I love juxtaposing the old with the new, such as living in an 18th C house and creating a contemporary interior. Also adore contrasting opulent with plain, such as an on sale Create and Barrel round dining table chopped down to make a very low coffee table sitting underneath a magnificent square chandelier, that cost too much but will be a family treasure. Do you want a photo here?
2) When starting a new project, what is your creative process?
Go into the space and let it speak to you. This may sound crazy but objects and spaces want certain things. A chandelier, if you just listen, is telling you to turn it down so it can turn you on. A dining room is yelling ‘why don’t you ever come in here?’. Chairs love big booty. Sideboards are proud wallflowers. Imagine the future good times in the space and what objects should fill the space to support your vision.
3) Out of the creative people you have worked with, who is it that you respect and admire the most?
One eye above all others in the world. James de Givenchy, of Taffin jewelry, has an design eye that is original, beyond creative and supremely beautiful. He sees space, objects, color and proportion differently than others.
4) When looking for inspiration is there a particular thing you do to get inspired?
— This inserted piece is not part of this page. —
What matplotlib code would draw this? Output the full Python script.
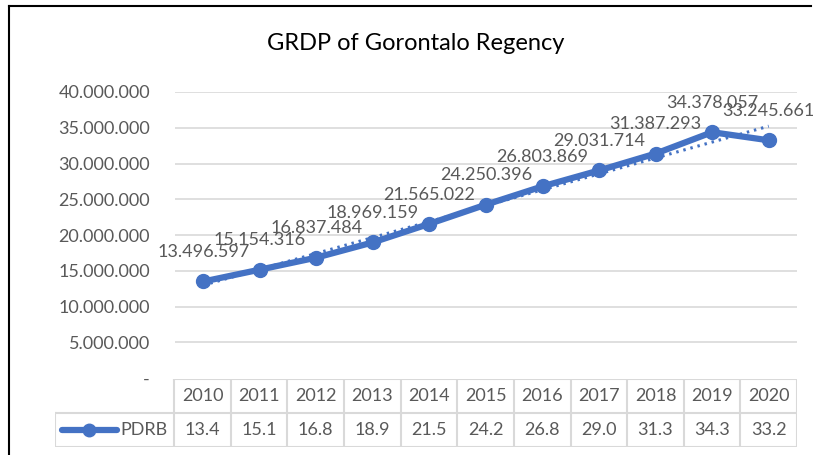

I go for a walk in a beautiful place, or pay attention to the relaxing moments before I fall asleep. Those are the times that ideas pop into my brain fully formed, at the most random moments. I need to be present and pay attention.
5) What has brought you to this point in your career? And what is your advice for people looking to follow in your footsteps?
I have come to this point in my career because of my unique background of growing up all over Africa, becoming a very young mother of four children, and learning how to use a house as a tool for living. My advice is simple. Listen to your instincts, they are correct for you. Don’t copy, be an original.